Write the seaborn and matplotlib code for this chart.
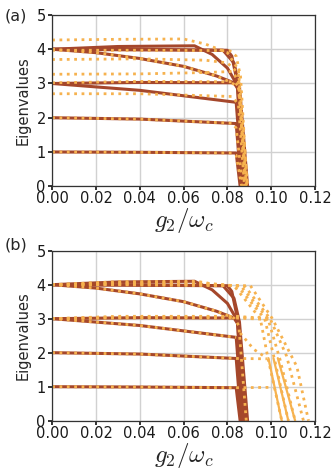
import matplotlib
matplotlib.use("Agg")
import matplotlib.pyplot as plt
import seaborn as sns

# colours
SOLID = "#a5472b"
DOT = "#f6b24f"

# solid curves (same in both panels)
solid_x = [
    [0, 0.04, 0.084, 0.0858],
    [0, 0.04, 0.084, 0.0863],
    [0, 0.04, 0.083, 0.0848, 0.0868],
    [0, 0.04, 0.084, 0.0870],
    [0, 0.03, 0.065, 0.073, 0.080, 0.0845, 0.0874],
    [0, 0.04, 0.080, 0.082, 0.0848, 0.0880],
    [0, 0.02, 0.04, 0.06, 0.075, 0.083, 0.0852, 0.0886],
    [0, 0.04, 0.078, 0.083, 0.0855, 0.0892],
]
solid_y = [
    [1.0, 0.99, 0.97, 0.0],
    [2.0, 1.96, 1.83, 0.0],
    [3.0, 3.03, 3.02, 2.90, 0.0],
    [3.0, 2.80, 2.45, 0.0],
    [4.0, 4.08, 4.10, 3.85, 3.45, 2.95, 0.0],
    [4.0, 3.98, 3.97, 3.80, 2.95, 0.0],
    [4.0, 3.90, 3.73, 3.50, 3.22, 3.02, 2.80, 0.0],
    [4.0, 4.00, 3.97, 3.60, 2.90, 0.0],
]

# dotted curves, panel (a)
dot_a_x = [
    [0, 0.03, 0.060, 0.070, 0.080, 0.085, 0.0892],
    [0, 0.04, 0.081, 0.084, 0.086, 0.0890],
    [0, 0.04, 0.070, 0.080, 0.085, 0.0885],
    [0, 0.04, 0.070, 0.082, 0.085, 0.0882],
    [0, 0.04, 0.083, 0.0855, 0.0880],
    [0, 0.04, 0.082, 0.085, 0.0878],
    [0, 0.04, 0.082, 0.084, 0.0870],
    [0, 0.04, 0.082, 0.084, 0.0865],
    [0, 0.02, 0.04, 0.06, 0.075, 0.081, 0.085, 0.0888],
]
dot_a_y = [
    [4.27, 4.29, 4.30, 4.15, 3.90, 3.40, 0.0],
    [3.97, 3.97, 3.96, 3.80, 3.20, 0.0],
    [3.70, 3.72, 3.68, 3.60, 3.30, 0.0],
    [3.27, 3.28, 3.32, 3.35, 3.10, 0.0],
    [3.02, 3.06, 3.05, 2.90, 0.0],
    [2.70, 2.70, 2.62, 2.40, 0.0],
    [2.0, 1.96, 1.84, 1.70, 0.0],
    [1.0, 0.99, 0.97, 0.90, 0.0],
    [4.0, 3.90, 3.73, 3.50, 3.22, 3.05, 2.90, 0.0],
]

# dotted curves, panel (b)
dot_b_x = [
    [0, 0.03, 0.066, 0.075, 0.083, 0.0905, 0.1005, 0.1117, 0.1170],
    [0, 0.03, 0.066, 0.083, 0.0880, 0.0995, 0.1070, 0.1147],
    [0, 0.03, 0.066, 0.083, 0.0860, 0.0985, 0.1040, 0.1109],
    [0, 0.03, 0.066, 0.083, 0.0845, 0.0970, 0.1015, 0.1078],
    [0, 0.03, 0.066, 0.083, 0.0950, 0.0985, 0.1048],
    [0, 0.03, 0.084, 0.0950, 0.1000],
    [0, 0.03, 0.084, 0.0950, 0.1000],
    [0, 0.03, 0.084, 0.0980],
    [0, 0.04, 0.084],
    [0, 0.04, 0.084, 0.0980],
    [0, 0.04, 0.084, 0.1000],
    [0, 0.02, 0.04, 0.06, 0.075, 0.083, 0.0852, 0.0886],
    [0.0858, 0.0920, 0.0980],
]
dot_b_y = [
    [4.0, 4.09, 4.10, 4.00, 3.97, 3.97, 3.00, 1.59, 0.0],
    [4.0, 4.06, 4.07, 3.97, 3.95, 3.00, 1.90, 0.0],
    [4.0, 4.03, 4.03, 3.97, 3.97, 3.00, 1.80, 0.0],
    [4.0, 4.00, 3.99, 3.97, 3.97, 3.00, 1.80, 0.0],
    [4.0, 4.00, 3.98, 3.97, 3.00, 1.84, 0.0],
    [3.0, 3.07, 3.07, 3.02, 2.98],
    [3.0, 3.04, 3.05, 3.00, 2.98],
    [3.0, 3.02, 3.02, 2.98],
    [3.0, 2.80, 2.45],
    [2.0, 1.96, 1.83, 1.82],
    [1.0, 0.99, 0.97, 0.98],
    [4.0, 3.90, 3.73, 3.50, 3.22, 3.02, 2.80, 0.0],
    [2.58, 2.10, 1.84],
]

# thin solid orange lines, panel (b)
orange_x = [[0.0987, 0.1048], [0.1010, 0.1078], [0.1030, 0.1109]]
orange_y = [[1.84, 0.0], [1.84, 0.0], [1.84, 0.0]]

sns.set_theme(style="whitegrid", rc={
    "axes.edgecolor": "0.2", "grid.color": "0.82", "axes.linewidth": 0.9,
    "xtick.bottom": True, "ytick.left": True,
    "xtick.major.size": 3, "ytick.major.size": 3,
    "xtick.color": "0.1", "ytick.color": "0.1",
})
plt.rcParams["font.family"] = ["DejaVu Sans"]
plt.rcParams["mathtext.fontset"] = "cm"

fig = plt.figure(figsize=(3.32, 4.69), dpi=100)
ax_a = fig.add_axes([0.157, 0.603, 0.792, 0.365])
ax_b = fig.add_axes([0.157, 0.103, 0.792, 0.3625])


def draw(ax, dx, dy, panel):
    for x, y in zip(solid_x, solid_y):
        sns.lineplot(x=x, y=y, ax=ax, sort=False, estimator=None,
                     color=SOLID, lw=2.2)
    if panel == "b":
        for x, y in zip(orange_x, orange_y):
            sns.lineplot(x=x, y=y, ax=ax, sort=False, estimator=None,
                         color=DOT, lw=1.6)
    for x, y in zip(dx, dy):
        sns.lineplot(x=x, y=y, ax=ax, sort=False, estimator=None,
                     color=DOT, lw=2.0, linestyle=":")
    ax.set_xlim(0, 0.12)
    ax.set_ylim(0, 5)
    ax.set_xticks([0, 0.02, 0.04, 0.06, 0.08, 0.10, 0.12])
    ax.set_xticklabels(["0.00", "0.02", "0.04", "0.06", "0.08", "0.10", "0.12"])
    ax.set_yticks([0, 1, 2, 3, 4, 5])
    ax.tick_params(labelsize=10.5, pad=1.5)
    ax.tick_params(axis="x", pad=0.5)
    ax.set_xlabel(r"$g_2/\omega_c$", fontsize=18, labelpad=0)
    ax.set_ylabel("Eigenvalues", fontsize=10.5, labelpad=4)


draw(ax_a, dot_a_x, dot_a_y, "a")
draw(ax_b, dot_b_x, dot_b_y, "b")

fig.text(0.014, 0.982, "(a)", fontsize=11.5, va="top")
fig.text(0.014, 0.493, "(b)", fontsize=11.5, va="top")

fig.savefig("out.png", dpi=100)
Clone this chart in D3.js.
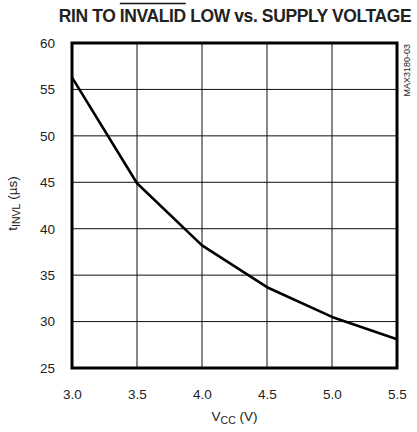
<!DOCTYPE html>
<html>
<head>
<meta charset="utf-8">
<script src="https://cdn.jsdelivr.net/npm/d3@7"></script>
<style>
  body { margin: 0; background: #fff; }
  text { font-family: "Liberation Sans", Arial, sans-serif; fill: #222; }
</style>
</head>
<body>
<section></section>
<script>
// data
var vcc = [3.0, 3.5, 4.0, 4.5, 5.0, 5.5];
var tinvl = [56.3, 44.9, 38.2, 33.7, 30.5, 28.1];
var xTicks = [3.0, 3.5, 4.0, 4.5, 5.0, 5.5];
var yTicks = [25, 30, 35, 40, 45, 50, 55, 60];

var margin = {top: 43, right: 20, bottom: 64, left: 72},
  width = 417 - margin.left - margin.right,
  height = 432 - margin.top - margin.bottom;

var svg = d3.select("section").append("svg")
      .attr("width", 417)
      .attr("height", 432),
    g = svg.append("g")
      .attr("transform", "translate(" + margin.left + "," + margin.top + ")");

var x = d3.scaleLinear().domain([3.0, 5.5]).range([0, width]);
var y = d3.scaleLinear().domain([25, 60]).range([height, 0]);

// grid
g.selectAll(".vgrid")
  .data(xTicks.slice(1, -1))
  .enter().append("line")
  .attr("x1", function(d) { return x(d); })
  .attr("x2", function(d) { return x(d); })
  .attr("y1", 0).attr("y2", height)
  .attr("stroke", "#111").attr("stroke-width", 1);

g.selectAll(".hgrid")
  .data(yTicks.slice(1, -1))
  .enter().append("line")
  .attr("y1", function(d) { return y(d); })
  .attr("y2", function(d) { return y(d); })
  .attr("x1", 0).attr("x2", width)
  .attr("stroke", "#111").attr("stroke-width", 1);

// axes (labels only)
var xAxis = g.append("g")
  .attr("transform", "translate(0," + height + ")")
  .call(d3.axisBottom(x).tickValues(xTicks).tickFormat(d3.format(".1f")).tickSize(0).tickPadding(21));
var yAxis = g.append("g")
  .call(d3.axisLeft(y).tickValues(yTicks).tickSize(0).tickPadding(17));
[xAxis, yAxis].forEach(function(a) {
  a.select(".domain").remove();
  a.selectAll("text").attr("font-size", 13.5).attr("fill", "#222")
    .style("font-family", "'Liberation Sans', Arial, sans-serif");
});

// curve
var line = d3.line()
  .x(function(d, i) { return x(vcc[i]); })
  .y(function(d) { return y(d); });

g.append("path")
  .datum(tinvl)
  .attr("d", line)
  .attr("fill", "none")
  .attr("stroke", "#000")
  .attr("stroke-width", 2.6)
  .attr("stroke-linejoin", "round");

// frame
g.append("rect")
  .attr("x", 0).attr("y", 0)
  .attr("width", width).attr("height", height)
  .attr("fill", "none")
  .attr("stroke", "#000")
  .attr("stroke-width", 3);

// title
var title = svg.append("text")
  .attr("x", 235).attr("y", 22)
  .attr("text-anchor", "middle")
  .attr("font-size", 17.5)
  .attr("font-weight", "bold")
  .attr("fill", "#111")
  .style("letter-spacing", "-0.4px");
title.append("tspan").text("RIN TO ");
title.append("tspan").attr("class", "bar").text("INVALID");
title.append("tspan").text(" LOW vs. SUPPLY VOLTAGE");

// overbar over INVALID
var bb = title.select(".bar").node();
var start = bb.getStartPositionOfChar(0).x;
var end = bb.getEndPositionOfChar(bb.getNumberOfChars() - 1).x;
svg.append("line")
  .attr("x1", start).attr("x2", end)
  .attr("y1", 3.5).attr("y2", 3.5)
  .attr("stroke", "#111").attr("stroke-width", 1.3);

// x label
var xl = svg.append("text")
  .attr("x", margin.left + width / 2).attr("y", 421)
  .attr("text-anchor", "middle")
  .attr("font-size", 13.5);
xl.append("tspan").text("V");
xl.append("tspan").attr("font-size", 10.5).attr("dy", 3).text("CC");
xl.append("tspan").attr("dy", -3).text(" (V)");

// y label
var yl = svg.append("text")
  .attr("transform", "translate(17," + (margin.top + height / 2 - 2) + ") rotate(-90)")
  .attr("text-anchor", "middle")
  .attr("font-size", 13.5);
yl.append("tspan").text("t");
yl.append("tspan").attr("font-size", 10.5).attr("dy", 3).text("INVL");
yl.append("tspan").attr("dy", -3).text(" (\u00b5s)");

// part code
svg.append("text")
  .attr("transform", "translate(410,44) rotate(-90)")
  .attr("text-anchor", "end")
  .attr("font-size", 9)
  .text("MAX3180-03");
</script>
</body>
</html>
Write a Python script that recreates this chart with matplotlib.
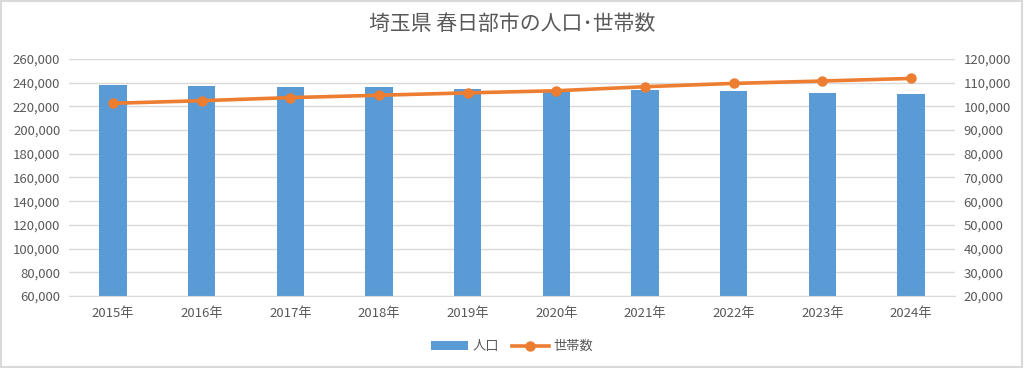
import matplotlib
matplotlib.use("Agg")
import matplotlib.pyplot as plt
from matplotlib.ticker import FuncFormatter, MultipleLocator
from matplotlib.patches import Rectangle

plt.rcParams['font.family'] = ['Noto Sans CJK JP', 'DejaVu Sans']

years = ["2015年", "2016年", "2017年", "2018年", "2019年", "2020年", "2021年", "2022年", "2023年", "2024年"]
population = [238000, 237200, 236700, 236100, 234700, 234000, 233600, 233000, 231600, 230500]
households = [101300, 102400, 103700, 104700, 105700, 106600, 108300, 109700, 110700, 111800]

fig = plt.figure(figsize=(10.24, 3.68), dpi=100)
ax = fig.add_axes([0.067, 0.1957, 0.866, 0.644])
ax2 = ax.twinx()

x = list(range(len(years)))
bars = ax.bar(x, population, width=0.31, color='#5b9bd5', zorder=2, label='人口')
line, = ax2.plot(x, households, color='#ed7d31', linewidth=2.6, marker='o', markersize=6.5, label='世帯数', zorder=3)

ax.set_xlim(-0.5, len(years) - 0.5)
ax.set_ylim(60000, 260000)
ax2.set_ylim(20000, 120000)
ax.yaxis.set_major_locator(MultipleLocator(20000))
ax2.yaxis.set_major_locator(MultipleLocator(10000))
fmt = FuncFormatter(lambda v, p: f"{int(v):,}")
ax.yaxis.set_major_formatter(fmt)
ax2.yaxis.set_major_formatter(fmt)
ax.set_xticks(x)
ax.set_xticklabels(years)

ax.grid(axis='y', color='#d9d9d9', linewidth=1, zorder=0)
ax.set_axisbelow(True)
for a in (ax, ax2):
    for s in a.spines.values():
        s.set_visible(False)
    a.tick_params(length=0, labelsize=9.5, colors='#595959')
ax.spines['bottom'].set_visible(True)
ax.spines['bottom'].set_color('#d9d9d9')
ax.tick_params(axis='x', pad=8)
ax.tick_params(axis='y', pad=6)
ax2.tick_params(axis='y', pad=6)
ax2.set_zorder(ax.get_zorder() + 1)
ax2.patch.set_visible(False)

fig.text(0.5, 0.935, "埼玉県 春日部市の人口･世帯数", ha='center', va='center', fontsize=15, color='#595959')

fig.legend([bars, line], ['人口', '世帯数'], loc='center', bbox_to_anchor=(0.5, 0.058), ncol=2,
           frameon=False, fontsize=9.5, labelcolor='#595959', handlelength=2.8, columnspacing=1.0,
           handletextpad=0.3)

fig.patches.append(Rectangle((0.001, 0.003), 0.997, 0.994, transform=fig.transFigure,
                             fill=False, edgecolor='#d9d9d9', linewidth=1.5))

fig.savefig("out.png", dpi=100, facecolor='white')
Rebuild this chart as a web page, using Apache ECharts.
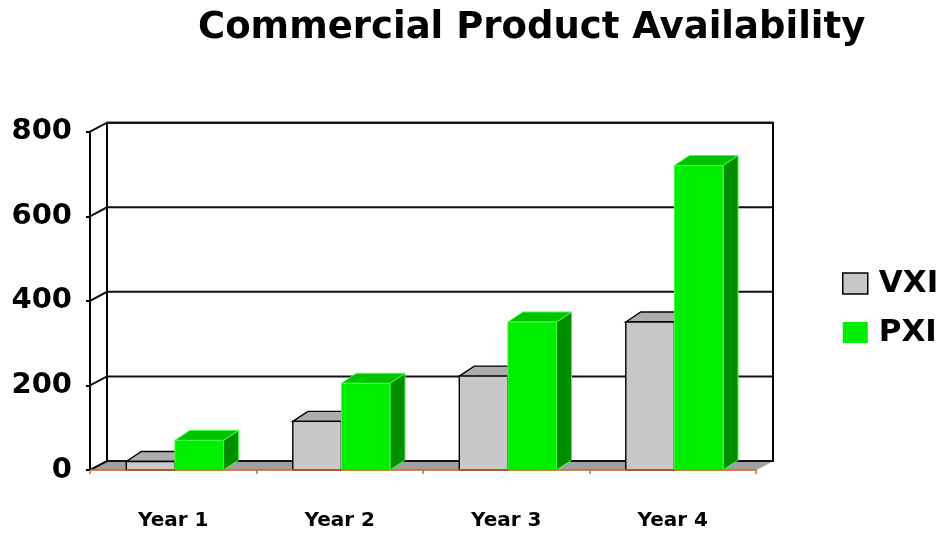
<!DOCTYPE html>
<html>
<head>
<meta charset="utf-8">
<script src="https://cdn.jsdelivr.net/npm/echarts@6/dist/echarts.min.js"></script>
<style>
  html, body { margin: 0; padding: 0; background: #ffffff; }
  #chart { width: 942px; height: 533px; }
</style>
</head>
<body>
<div id="chart"></div>
<script>
// Chart data
const categories = ['Year 1', 'Year 2', 'Year 3', 'Year 4'];
const vxiValues = [20, 115, 222, 350];
const pxiValues = [70, 205, 350, 720];
const valueTicks = [0, 200, 400, 600, 800];

const FONT = 'DejaVu Sans';
// Depth of the box (floor / walls) and of the columns, in pixels
const WALL_DX = 17, WALL_DY = -9;
const BAR_DX = 15, BAR_DY = -10;

// Floor, back wall and gridlines of the 3D frame
function renderFrame(params, api) {
  const cs = params.coordSys;
  const x0 = cs.x, x1 = cs.x + cs.width;
  const v = api.value(1);
  const y = api.coord([0, v])[1];
  const children = [];
  if (params.dataIndex === 0) {
    const yTop = api.coord([0, valueTicks[valueTicks.length - 1]])[1];
    children.push({
      type: 'rect',
      shape: { x: x0 + WALL_DX, y: yTop + WALL_DY, width: cs.width, height: y - yTop },
      style: { fill: '#ffffff', stroke: '#000000', lineWidth: 2 }
    });
    children.push({
      type: 'polygon',
      shape: { points: [[x0, y], [x1, y], [x1 + WALL_DX, y + WALL_DY], [x0 + WALL_DX, y + WALL_DY]] },
      style: { fill: '#a0a0a0', stroke: '#b4b4b4', lineWidth: 1 }
    });
  }
  children.push({
    type: 'polyline',
    shape: { points: [[x0, y], [x0 + WALL_DX, y + WALL_DY], [x1 + WALL_DX, y + WALL_DY]] },
    style: { fill: null, stroke: '#111111', lineWidth: 2 }
  });
  return { type: 'group', children: children };
}

// 3D column: front face, top face and right side face
function makeBarRenderer(offsetFrac, widthFrac, look) {
  return function (params, api) {
    const cat = api.value(0);
    const v = api.value(1);
    const base = api.coord([cat, 0]);
    const top = api.coord([cat, v]);
    const band = api.size([1, 0])[0];
    const x = base[0] - band / 2 + band * offsetFrac;
    const w = band * widthFrac;
    const yb = base[1], yt = top[1];
    return {
      type: 'group',
      children: [
        {
          type: 'polygon',
          shape: { points: [[x + w, yt], [x + w + BAR_DX, yt + BAR_DY], [x + w + BAR_DX, yb + BAR_DY], [x + w, yb]] },
          style: { fill: look.side, stroke: look.stroke, lineWidth: look.lw }
        },
        {
          type: 'polygon',
          shape: { points: [[x, yt], [x + BAR_DX, yt + BAR_DY], [x + w + BAR_DX, yt + BAR_DY], [x + w, yt]] },
          style: { fill: look.top, stroke: look.stroke, lineWidth: look.lw }
        },
        {
          type: 'rect',
          shape: { x: x, y: yt, width: w, height: yb - yt },
          style: { fill: look.front, stroke: look.stroke, lineWidth: look.lw }
        }
      ]
    };
  };
}

const greyLook = { front: '#c8c8c8', top: '#acacac', side: '#8c8c8c', stroke: '#000000', lw: 1.4 };
const greenLook = { front: '#00ee00', top: '#00c400', side: '#008e00', stroke: '#44ff44', lw: 1 };

const chart = echarts.init(document.getElementById('chart'), null, { renderer: 'canvas' });

chart.setOption({
  backgroundColor: '#ffffff',
  animation: false,
  title: {
    text: 'Commercial Product Availability',
    left: 193,
    top: 5,
    textStyle: { fontFamily: FONT, fontWeight: 'bold', fontSize: 37, color: '#000000' }
  },
  legend: {
    orient: 'vertical',
    left: 837,
    top: 263,
    itemWidth: 25,
    itemHeight: 21,
    itemGap: 18,
    icon: 'rect',
    selectedMode: false,
    textStyle: { fontFamily: FONT, fontWeight: 'bold', fontSize: 31, color: '#000000', padding: [0, 0, 0, 6] },
    data: [
      { name: 'VXI', itemStyle: { color: '#c8c8c8', borderColor: '#000000', borderWidth: 1.5 } },
      { name: 'PXI', itemStyle: { color: '#00ee00', borderWidth: 0 } }
    ]
  },
  grid: { left: 90, right: 186, top: 131.7, bottom: 63 },
  xAxis: {
    type: 'category',
    data: categories,
    boundaryGap: true,
    z: 10,
    axisLine: { show: true, lineStyle: { color: '#d2691e', width: 1.5 } },
    axisTick: { show: true, length: 4, lineStyle: { color: '#d2691e', width: 1.5 } },
    axisLabel: { margin: 41, fontFamily: FONT, fontWeight: 'bold', fontSize: 20, color: '#000000' },
    splitLine: { show: false }
  },
  yAxis: {
    type: 'value',
    min: 0,
    max: 800,
    interval: 200,
    z: 10,
    axisLine: { show: true, lineStyle: { color: '#000000', width: 2 } },
    axisTick: { show: true, length: 4, lineStyle: { color: '#000000', width: 2 } },
    axisLabel: { margin: 18, fontFamily: FONT, fontWeight: 'bold', fontSize: 29, color: '#000000' },
    splitLine: { show: false }
  },
  series: [
    {
      name: 'frame',
      type: 'custom',
      silent: true,
      z: 1,
      clip: false,
      renderItem: renderFrame,
      data: valueTicks.map(function (v) { return [0, v]; })
    },
    {
      name: 'VXI',
      type: 'custom',
      z: 3,
      clip: false,
      itemStyle: { color: '#c8c8c8' },
      renderItem: makeBarRenderer(0.218, 0.292, greyLook),
      data: vxiValues.map(function (v, i) { return [i, v]; })
    },
    {
      name: 'PXI',
      type: 'custom',
      z: 4,
      clip: false,
      itemStyle: { color: '#00ee00' },
      renderItem: makeBarRenderer(0.51, 0.292, greenLook),
      data: pxiValues.map(function (v, i) { return [i, v]; })
    }
  ]
});
</script>
</body>
</html>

===============

▶ PROBLEM REQUIREMENTS
Word for word, repeat the lines above from the one with "Write a Python" through the one with "ax.set_xticklabels(years)", and nothing beyond them. Omit the pictures.

▶ CORRECT RESULT
Write a Python script that recreates this chart with matplotlib.
import matplotlib
matplotlib.use("Agg")
import matplotlib.pyplot as plt
from matplotlib.ticker import FuncFormatter, MultipleLocator
from matplotlib.patches import Rectangle

plt.rcParams['font.family'] = ['Noto Sans CJK JP', 'DejaVu Sans']

years = ["2015年", "2016年", "2017年", "2018年", "2019年", "2020年", "2021年", "2022年", "2023年", "2024年"]
population = [238000, 237200, 236700, 236100, 234700, 234000, 233600, 233000, 231600, 230500]
households = [101300, 102400, 103700, 104700, 105700, 106600, 108300, 109700, 110700, 111800]

fig = plt.figure(figsize=(10.24, 3.68), dpi=100)
ax = fig.add_axes([0.067, 0.1957, 0.866, 0.644])
ax2 = ax.twinx()

x = list(range(len(years)))
bars = ax.bar(x, population, width=0.31, color='#5b9bd5', zorder=2, label='人口')
line, = ax2.plot(x, households, color='#ed7d31', linewidth=2.6, marker='o', markersize=6.5, label='世帯数', zorder=3)

ax.set_xlim(-0.5, len(years) - 0.5)
ax.set_ylim(60000, 260000)
ax2.set_ylim(20000, 120000)
ax.yaxis.set_major_locator(MultipleLocator(20000))
ax2.yaxis.set_major_locator(MultipleLocator(10000))
fmt = FuncFormatter(lambda v, p: f"{int(v):,}")
ax.yaxis.set_major_formatter(fmt)
ax2.yaxis.set_major_formatter(fmt)
ax.set_xticks(x)
ax.set_xticklabels(years)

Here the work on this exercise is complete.